The contractor for the Navy-Marine Corps Intranet yesterday acted to squelch a published report that the project was off course.
In a conference call with reporters, Electronic Data Systems Corp. officials said the NMCI project is undergoing changes but is not hamstrung, despite a report claiming otherwise based on an internal EDS e-mail message.
In the April 25 e-mail, Mike Hatcher, chief delivery executive for EDS, tried to rally his employees to move quickly in rolling out NMCI computers. EDS has installed about 4,000 PCs'although it has authority to take over 149,000 seats. He used phrases such as 'ruthlessly rolling seats' and 'scorched Earth policy' to drive home his point that the company needs to pick up the pace.
'Our present way of working would probably only result in about 60,000 seats being rolled out in 2002, which if left unchanged would spell an end to the NMCI program by summertime,' Hatcher wrote in the memo to members of the Information Strike Force, the team of contractors assembled by EDS to build and manage NMCI.
A report published in Computerworld interpreted the e-mail message as indicating the program was in trouble.
Not true, said Rick Rosenberg, EDS' program executive for NMCI.
'It was an overzealously written e-mail in an attempt to motivate employees who were going into a 48- to 56-hour work time frame,' Rosenberg said. 'It was an overstated attempt to rally troops.'
Hatcher did not get in any trouble for the e-mail, Rosenberg said.
Rosenberg acknowledged that EDS has been working with the Navy to speed the PC installation process and the testing of Navy's 60,000 legacy applications for security and compatibility with Microsoft Windows 2000.
'Do we need to become more aggressive in streamlining processes? Yes. Do we need to become more aggressive in rolling seats out? The answer is yes,' he said.
The Hatcher e-mail also suggested the Navy would need to install numerous multiuser kiosks to operate legacy apps that cannot run under Win 2000, said Navy Capt. Chris Christopher, deputy director for plans, programs and oversight for the NMCI office.

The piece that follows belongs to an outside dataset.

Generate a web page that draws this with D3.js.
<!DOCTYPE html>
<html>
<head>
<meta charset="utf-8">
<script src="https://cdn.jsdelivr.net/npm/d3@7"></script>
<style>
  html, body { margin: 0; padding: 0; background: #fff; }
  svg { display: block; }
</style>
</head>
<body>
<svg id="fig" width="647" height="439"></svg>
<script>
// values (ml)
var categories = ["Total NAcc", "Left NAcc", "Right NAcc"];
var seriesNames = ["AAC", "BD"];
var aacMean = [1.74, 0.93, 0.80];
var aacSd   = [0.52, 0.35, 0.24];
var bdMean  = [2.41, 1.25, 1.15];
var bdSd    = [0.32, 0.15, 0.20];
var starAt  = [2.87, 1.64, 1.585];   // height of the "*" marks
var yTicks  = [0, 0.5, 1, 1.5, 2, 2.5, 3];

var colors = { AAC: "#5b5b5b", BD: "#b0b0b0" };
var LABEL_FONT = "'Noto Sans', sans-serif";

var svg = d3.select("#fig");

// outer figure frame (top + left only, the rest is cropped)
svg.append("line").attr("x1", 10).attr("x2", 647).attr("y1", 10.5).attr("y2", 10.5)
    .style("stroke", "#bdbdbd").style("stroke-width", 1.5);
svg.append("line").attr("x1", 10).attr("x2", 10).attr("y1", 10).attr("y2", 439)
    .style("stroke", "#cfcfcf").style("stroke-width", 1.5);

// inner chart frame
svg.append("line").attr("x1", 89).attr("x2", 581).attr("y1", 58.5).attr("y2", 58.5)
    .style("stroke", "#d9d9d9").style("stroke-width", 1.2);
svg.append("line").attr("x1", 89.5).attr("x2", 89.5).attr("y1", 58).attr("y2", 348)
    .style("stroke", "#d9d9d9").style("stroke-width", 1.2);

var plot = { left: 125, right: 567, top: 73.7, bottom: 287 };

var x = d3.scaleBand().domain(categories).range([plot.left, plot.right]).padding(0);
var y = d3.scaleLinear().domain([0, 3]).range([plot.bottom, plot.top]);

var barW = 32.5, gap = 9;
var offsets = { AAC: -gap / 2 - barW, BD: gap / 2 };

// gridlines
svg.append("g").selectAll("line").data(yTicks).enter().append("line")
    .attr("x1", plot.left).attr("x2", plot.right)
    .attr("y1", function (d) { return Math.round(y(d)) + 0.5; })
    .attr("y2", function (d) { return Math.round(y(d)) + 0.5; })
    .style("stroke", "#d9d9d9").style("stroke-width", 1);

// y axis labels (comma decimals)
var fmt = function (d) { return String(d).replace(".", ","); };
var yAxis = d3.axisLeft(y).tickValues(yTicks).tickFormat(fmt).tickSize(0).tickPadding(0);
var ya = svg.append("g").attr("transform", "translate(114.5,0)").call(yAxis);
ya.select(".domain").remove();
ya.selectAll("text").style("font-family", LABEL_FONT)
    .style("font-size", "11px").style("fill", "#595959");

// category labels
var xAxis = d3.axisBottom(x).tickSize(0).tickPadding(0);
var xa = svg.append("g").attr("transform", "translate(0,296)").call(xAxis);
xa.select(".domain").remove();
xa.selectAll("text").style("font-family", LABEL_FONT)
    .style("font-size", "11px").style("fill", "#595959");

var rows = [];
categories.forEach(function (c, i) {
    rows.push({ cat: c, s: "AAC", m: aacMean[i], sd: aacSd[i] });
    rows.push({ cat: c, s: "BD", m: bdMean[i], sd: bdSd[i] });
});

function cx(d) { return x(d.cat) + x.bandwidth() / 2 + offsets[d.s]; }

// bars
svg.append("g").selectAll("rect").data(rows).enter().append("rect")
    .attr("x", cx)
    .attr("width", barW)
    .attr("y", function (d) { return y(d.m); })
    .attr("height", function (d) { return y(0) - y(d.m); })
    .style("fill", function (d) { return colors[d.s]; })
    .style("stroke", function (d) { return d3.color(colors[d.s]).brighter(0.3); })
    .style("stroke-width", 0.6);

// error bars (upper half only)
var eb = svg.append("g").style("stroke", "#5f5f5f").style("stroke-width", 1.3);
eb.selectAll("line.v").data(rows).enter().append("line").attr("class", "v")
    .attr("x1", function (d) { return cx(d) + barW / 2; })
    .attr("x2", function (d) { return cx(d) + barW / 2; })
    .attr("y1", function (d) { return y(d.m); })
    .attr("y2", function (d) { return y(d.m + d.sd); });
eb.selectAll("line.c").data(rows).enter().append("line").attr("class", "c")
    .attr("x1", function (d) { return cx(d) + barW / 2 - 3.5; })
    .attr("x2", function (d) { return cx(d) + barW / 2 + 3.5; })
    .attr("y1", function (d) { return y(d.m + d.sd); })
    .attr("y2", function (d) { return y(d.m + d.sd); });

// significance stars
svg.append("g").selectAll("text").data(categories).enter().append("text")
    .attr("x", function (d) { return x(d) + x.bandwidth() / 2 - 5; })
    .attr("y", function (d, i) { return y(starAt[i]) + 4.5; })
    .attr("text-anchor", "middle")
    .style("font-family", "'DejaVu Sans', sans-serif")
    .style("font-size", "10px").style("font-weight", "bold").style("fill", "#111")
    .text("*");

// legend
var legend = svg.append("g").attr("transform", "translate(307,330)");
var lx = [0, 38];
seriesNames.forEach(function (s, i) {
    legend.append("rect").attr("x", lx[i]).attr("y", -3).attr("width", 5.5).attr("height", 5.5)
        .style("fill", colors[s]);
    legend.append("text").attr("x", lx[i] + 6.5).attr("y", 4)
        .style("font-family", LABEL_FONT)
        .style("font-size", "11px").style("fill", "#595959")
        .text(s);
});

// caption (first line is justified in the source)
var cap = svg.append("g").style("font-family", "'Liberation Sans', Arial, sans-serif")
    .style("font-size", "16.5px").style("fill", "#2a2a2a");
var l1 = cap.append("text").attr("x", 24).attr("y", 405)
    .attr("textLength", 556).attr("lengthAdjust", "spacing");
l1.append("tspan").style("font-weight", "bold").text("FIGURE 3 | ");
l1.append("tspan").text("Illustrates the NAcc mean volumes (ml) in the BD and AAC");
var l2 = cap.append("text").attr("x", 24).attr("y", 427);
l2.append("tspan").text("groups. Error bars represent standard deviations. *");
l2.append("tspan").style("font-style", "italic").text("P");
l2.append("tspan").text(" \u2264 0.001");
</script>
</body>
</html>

Christopher said the Navy would need to run several multiuser systems for some legacy apps, at least in the near term, but it's not an NMCI deal-breaker.
Added Rosenberg, 'As we go along, we are finding applications that don't run on Windows 2000, [and we're] putting them in kiosks until we decide what we will do with them.'
Besides Rosenberg and Christopher, a half dozen other company and Navy officials participated in the conference call.